Print the lines of the listing below verbatim from its first line through the line bearing "var yTitle = 'Coincidences". Any pictures are to be omitted.
---------- Given data ----------
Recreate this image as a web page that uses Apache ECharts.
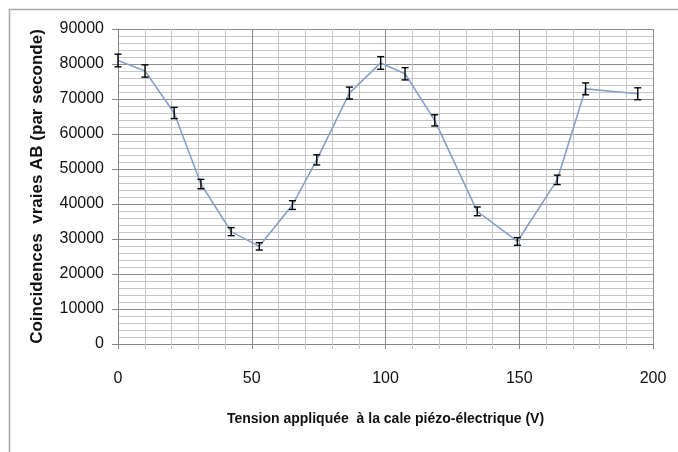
<!DOCTYPE html>
<html>
<head>
<meta charset="utf-8">
<script src="https://cdn.jsdelivr.net/npm/echarts@6/dist/echarts.min.js"></script>
<style>html,body{margin:0;padding:0;background:#fff;}#c{width:678px;height:452px;}</style>
</head>
<body>
<div id="c"></div>
<script>
// Tension appliquée (V)
var voltages = [0, 10.1, 21, 31, 42.3, 52.8, 65.2, 74.3, 86.5, 98.2, 107.3, 118.4, 134.3, 149.3, 164.2, 174.8, 194.3];
// Coincidences vraies AB (par seconde)
var counts = [81000, 78000, 66000, 45700, 32100, 27900, 39700, 52600, 71700, 80300, 77200, 63900, 37900, 29300, 46900, 72900, 71500];
// error bar half-widths
var errors = [1800, 1750, 1600, 1350, 1150, 1050, 1250, 1450, 1700, 1800, 1750, 1600, 1250, 1100, 1350, 1700, 1700];
var xTitle = 'Tension appliquée  à la cale piézo-électrique (V)';
var yTitle = 'Coincidences  vraies AB (par seconde)';

var lineData = voltages.map(function (v, i) { return [v, counts[i]]; });
var errData = voltages.map(function (v, i) { return [v, counts[i] - errors[i], counts[i] + errors[i]]; });

var chart = echarts.init(document.getElementById('c'), null, { renderer: 'canvas' });
chart.setOption({
  backgroundColor: '#ffffff',
  animation: false,
  graphic: [{
    type: 'rect', left: 7, top: 7, silent: true,
    shape: { x: 0, y: 0, width: 700, height: 500 },
    style: { fill: 'none', stroke: '#a6a6a6', lineWidth: 1.5 }
  }],
  grid: { left: 118, right: 25, top: 29, bottom: 108 },
  xAxis: {
    type: 'value', min: 0, max: 200, interval: 50,
    name: xTitle, nameLocation: 'middle', nameGap: 68,
    nameTextStyle: { fontFamily: 'Liberation Sans, sans-serif', fontWeight: 'bold', fontSize: 14, color: '#111' },
    axisLine: { lineStyle: { color: '#868686', width: 1 } },
    axisTick: { show: true, inside: false, length: 5, lineStyle: { color: '#868686' } },
    minorTick: { show: true, splitNumber: 5, length: 5, lineStyle: { color: '#c8c8c8' } },
    axisLabel: { margin: 27, fontFamily: 'Liberation Sans, sans-serif', fontSize: 16, color: '#111' },
    splitLine: { show: true, lineStyle: { color: '#8c8c8c', width: 1 } },
    minorSplitLine: { show: true, lineStyle: { color: '#c6c6c6', width: 1 } }
  },
  yAxis: {
    type: 'value', min: 0, max: 90000, interval: 10000,
    name: yTitle, nameLocation: 'middle', nameGap: 72, nameRotate: 90,
    nameTextStyle: { fontFamily: 'Liberation Sans, sans-serif', fontWeight: 'bold', fontSize: 17, color: '#111' },
    axisLine: { show: true, lineStyle: { color: '#868686', width: 1 } },
    axisTick: { show: true, inside: false, length: 6, lineStyle: { color: '#868686' } },
    minorTick: { show: false, splitNumber: 5 },
    axisLabel: { margin: 14, fontFamily: 'Liberation Sans, sans-serif', fontSize: 16, color: '#111',
      formatter: function (v) { return String(v); } },
    splitLine: { show: true, lineStyle: { color: '#8c8c8c', width: 1 } },
    minorSplitLine: { show: true, lineStyle: { color: '#c6c6c6', width: 1 } }
  },
  series: [{
    type: 'line', data: lineData, showSymbol: false, smooth: false,
    lineStyle: { color: '#86a2cc', width: 1.6 }, z: 3
  }, {
    type: 'custom', data: errData, z: 4,
    encode: { x: 0, y: [1, 2] },
    renderItem: function (params, api) {
      var x = api.value(0);
      var lo = api.coord([x, api.value(1)]);
      var hi = api.coord([x, api.value(2)]);
      var w = 3.5;
      var st = { stroke: '#000', lineWidth: 1.4, fill: null };
      return {
        type: 'group',
        children: [
          { type: 'line', shape: { x1: lo[0], y1: lo[1], x2: hi[0], y2: hi[1] }, style: st },
          { type: 'line', shape: { x1: lo[0] - w, y1: lo[1], x2: lo[0] + w, y2: lo[1] }, style: st },
          { type: 'line', shape: { x1: hi[0] - w, y1: hi[1], x2: hi[0] + w, y2: hi[1] }, style: st }
        ]
      };
    }
  }]
});
</script>
</body>
</html>
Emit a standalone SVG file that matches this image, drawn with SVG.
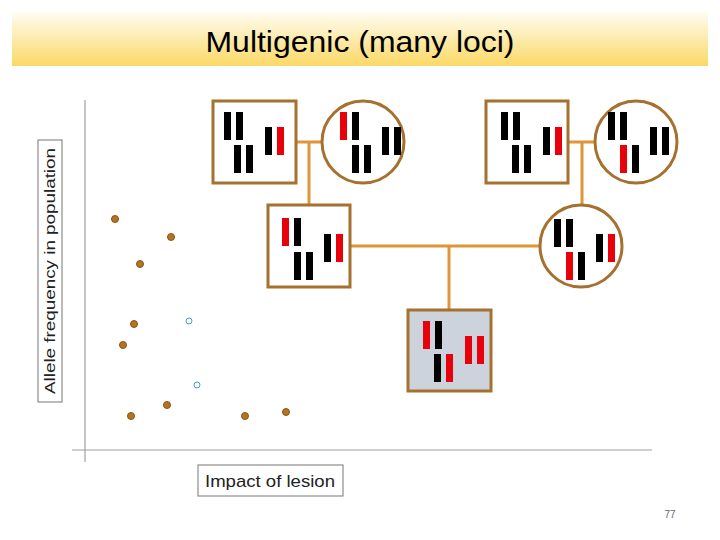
<svg xmlns="http://www.w3.org/2000/svg" width="720" height="540" viewBox="0 0 720 540">
<style>
.n{fill:#fff;stroke:#a6712f;stroke-width:3}
.k{fill:#000}.r{fill:#e8000b}
.c{stroke:#e0953a;stroke-width:3;fill:none}
.d{fill:#b5751f;stroke:#8a5514;stroke-width:1}
.t{font-family:"Liberation Sans",Arial,sans-serif}
</style>
<defs>
<linearGradient id="g" x1="0" y1="0" x2="0" y2="1"><stop offset="0" stop-color="#fffdf3"/><stop offset="1" stop-color="#fbd865"/></linearGradient>
<rect id="b" width="7" height="28"/>
</defs>
<rect x="12" y="12" width="696" height="54" fill="url(#g)"/>
<text class="t" x="360" y="52" font-size="29" text-anchor="middle" textLength="309" lengthAdjust="spacingAndGlyphs">Multigenic (many loci)</text>
<g stroke="#a0a0a0" stroke-width="1.2">
<line x1="85" y1="100" x2="85" y2="462"/>
<line x1="72" y1="450" x2="652" y2="450"/>
</g>
<g id="ylabel"><rect x="38" y="140" width="24" height="262" fill="#fff" stroke="#777"/>
<text class="t" transform="translate(55,271) rotate(-90)" font-size="15" text-anchor="middle" fill="#222" textLength="246" lengthAdjust="spacingAndGlyphs">Allele frequency in population</text></g>
<g id="xlabel"><rect x="198" y="465" width="145" height="31" fill="#fff" stroke="#777"/>
<text class="t" x="270" y="487" font-size="17" text-anchor="middle" fill="#222" textLength="130" lengthAdjust="spacingAndGlyphs">Impact of lesion</text></g>
<g id="connectors" class="c">
<path d="M296 142H322M309 142V205"/>
<path d="M568 142H595M582 142V205"/>
<path d="M350 246H540M449 246V310"/>
</g>
<g id="dots">
<g class="d"><circle cx="115" cy="219" r="3.5"/><circle cx="171" cy="237" r="3.5"/><circle cx="140" cy="264" r="3.5"/><circle cx="134" cy="324" r="3.5"/><circle cx="123" cy="345" r="3.5"/><circle cx="131" cy="416" r="3.5"/><circle cx="167" cy="405" r="3.5"/><circle cx="245" cy="416" r="3.5"/><circle cx="286" cy="412" r="3.5"/></g>
<g fill="#fff" stroke="#4a9fd0"><circle cx="189" cy="321" r="3"/><circle cx="197" cy="385" r="3"/></g>
</g>
<g id="n1"><rect class="n" x="213" y="101" width="83" height="82"/>
<use href="#b" class="k" x="224" y="112"/><use href="#b" class="k" x="236" y="112"/>
<use href="#b" class="k" x="234" y="145"/><use href="#b" class="k" x="246" y="145"/>
<use href="#b" class="k" x="265" y="127"/><use href="#b" class="r" x="277" y="127"/></g>
<g id="n2"><circle class="n" cx="363" cy="142" r="41"/>
<use href="#b" class="r" x="340" y="112"/><use href="#b" class="k" x="352" y="112"/>
<use href="#b" class="k" x="352" y="145"/><use href="#b" class="k" x="364" y="145"/>
<use href="#b" class="k" x="382" y="127"/><use href="#b" class="k" x="394" y="127"/></g>
<g id="n3"><rect class="n" x="268" y="205" width="82" height="82"/>
<use href="#b" class="r" x="282" y="218"/><use href="#b" class="k" x="294" y="218"/>
<use href="#b" class="k" x="294" y="252"/><use href="#b" class="k" x="306" y="252"/>
<use href="#b" class="k" x="324" y="234"/><use href="#b" class="r" x="336" y="234"/></g>
<g id="n4"><rect class="n" x="486" y="101" width="82" height="82"/>
<use href="#b" class="k" x="501" y="112"/><use href="#b" class="k" x="513" y="112"/>
<use href="#b" class="k" x="512" y="145"/><use href="#b" class="k" x="524" y="145"/>
<use href="#b" class="k" x="543" y="127"/><use href="#b" class="r" x="555" y="127"/></g>
<g id="n5"><circle class="n" cx="636" cy="142" r="41"/>
<use href="#b" class="k" x="608" y="112"/><use href="#b" class="k" x="620" y="112"/>
<use href="#b" class="r" x="620" y="145"/><use href="#b" class="k" x="632" y="145"/>
<use href="#b" class="k" x="650" y="127"/><use href="#b" class="k" x="662" y="127"/></g>
<g id="n6"><circle class="n" cx="581" cy="246" r="41"/>
<use href="#b" class="k" x="554" y="219"/><use href="#b" class="k" x="566" y="219"/>
<use href="#b" class="r" x="566" y="252"/><use href="#b" class="k" x="578" y="252"/>
<use href="#b" class="k" x="596" y="234"/><use href="#b" class="r" x="608" y="234"/></g>
<g id="n7"><rect class="n" x="408" y="310" width="83" height="81" style="fill:#cdd3dc"/>
<use href="#b" class="r" x="423" y="321"/><use href="#b" class="k" x="435" y="321"/>
<use href="#b" class="k" x="434" y="354"/><use href="#b" class="r" x="446" y="354"/>
<use href="#b" class="r" x="465" y="336"/><use href="#b" class="r" x="477" y="336"/></g>
<text class="t" x="670" y="518" font-size="10" text-anchor="middle" fill="#666">77</text>
</svg>
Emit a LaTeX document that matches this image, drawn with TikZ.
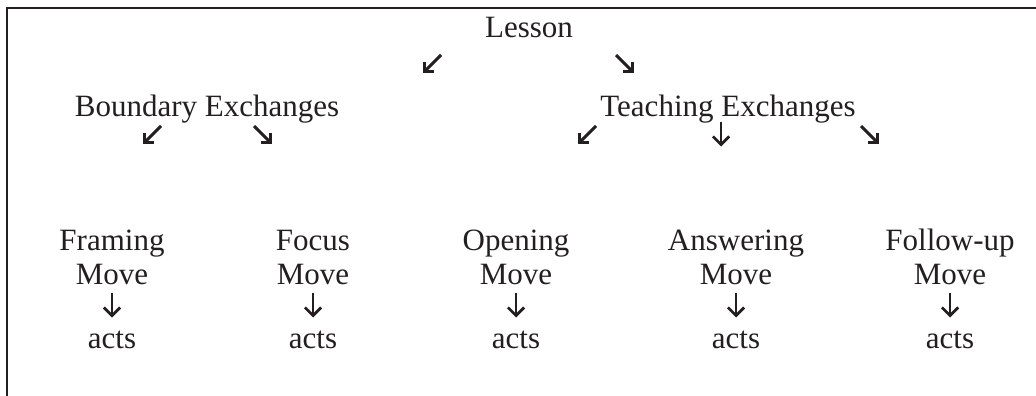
\documentclass[tikz,border=0pt]{standalone}
\usepackage{fontspec}
\setmainfont{Liberation Serif}
\usetikzlibrary{arrows.meta}
\definecolor{inkgray}{HTML}{231F20}

\begin{document}
\begin{tikzpicture}[x=1pt,y=-1pt,
    lbl/.style={inkgray, font=\fontsize{31}{34}\selectfont, anchor=base, align=center, inner sep=0pt},
    dgbox/.style={minimum size=18pt, inner sep=0pt, outer sep=0pt},
    dnbox/.style={minimum width=22pt, minimum height=25pt, inner sep=0pt, outer sep=0pt},
    arr/.style={inkgray, line width=3pt, -{Straight Barb[angle=90:9.5pt]}},
    dnarr/.style={inkgray, line width=2.8pt, -{Straight Barb[angle=90:11.5pt]}}]
  \useasboundingbox (0,0) rectangle (1036,396);
  \draw[inkgray, line width=2pt] (7,396) -- (7,7.7) -- (1036,7.7);

  % top level
  \node[lbl] (lesson) at (529,38) {Lesson};
  \node[dgbox] (lesL) at (432,64) {};
  \node[dgbox] (lesR) at (625,64) {};
  \draw[arr] (lesL.north east) -- (lesL.south west);
  \draw[arr] (lesR.north west) -- (lesR.south east);

  % exchanges
  \node[lbl] (bound) at (207,116) {Boundary Exchanges};
  \node[lbl] (teach) at (728,116) {Teaching Exchanges};
  \node[dgbox] (bndL) at (152,135) {};
  \node[dgbox] (bndR) at (263,135) {};
  \node[dgbox] (tchL) at (587,135) {};
  \node[dnbox] (tchM) at (721,134) {};
  \node[dgbox] (tchR) at (870,135) {};
  \draw[arr] (bndL.north east) -- (bndL.south west);
  \draw[arr] (bndR.north west) -- (bndR.south east);
  \draw[arr] (tchL.north east) -- (tchL.south west);
  \draw[dnarr] (tchM.north) -- (tchM.south);
  \draw[arr] (tchR.north west) -- (tchR.south east);

  % moves and acts
  \foreach \name/\x/\txt in {fram/112/Framing, focus/313/Focus, open/516/Opening,
      answ/736/Answering, follow/950/Follow-up} {
    \node[lbl] (\name) at (\x,284) {\txt\\Move};
    \node[dnbox] (\name arr) at (\x,305) {};
    \draw[dnarr] (\name arr.north) -- (\name arr.south);
    \node[lbl] (\name acts) at (\x,348) {acts};
  }
\end{tikzpicture}
\end{document}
----------
**Task output:**
Recreate this image as a web page that uses Apache ECharts.
<!DOCTYPE html>
<html>
<head>
<meta charset="utf-8">
<script src="https://cdn.jsdelivr.net/npm/echarts@6/dist/echarts.min.js"></script>
<style>html,body{margin:0;padding:0;background:#fff;}#c{width:678px;height:452px;}</style>
</head>
<body>
<div id="c"></div>
<script>
// Tension appliquée (V)
var voltages = [0, 10.1, 21, 31, 42.3, 52.8, 65.2, 74.3, 86.5, 98.2, 107.3, 118.4, 134.3, 149.3, 164.2, 174.8, 194.3];
// Coincidences vraies AB (par seconde)
var counts = [81000, 78000, 66000, 45700, 32100, 27900, 39700, 52600, 71700, 80300, 77200, 63900, 37900, 29300, 46900, 72900, 71500];
// error bar half-widths
var errors = [1800, 1750, 1600, 1350, 1150, 1050, 1250, 1450, 1700, 1800, 1750, 1600, 1250, 1100, 1350, 1700, 1700];
var xTitle = 'Tension appliquée  à la cale piézo-électrique (V)';
var yTitle = 'Coincidences  vraies AB (par seconde)';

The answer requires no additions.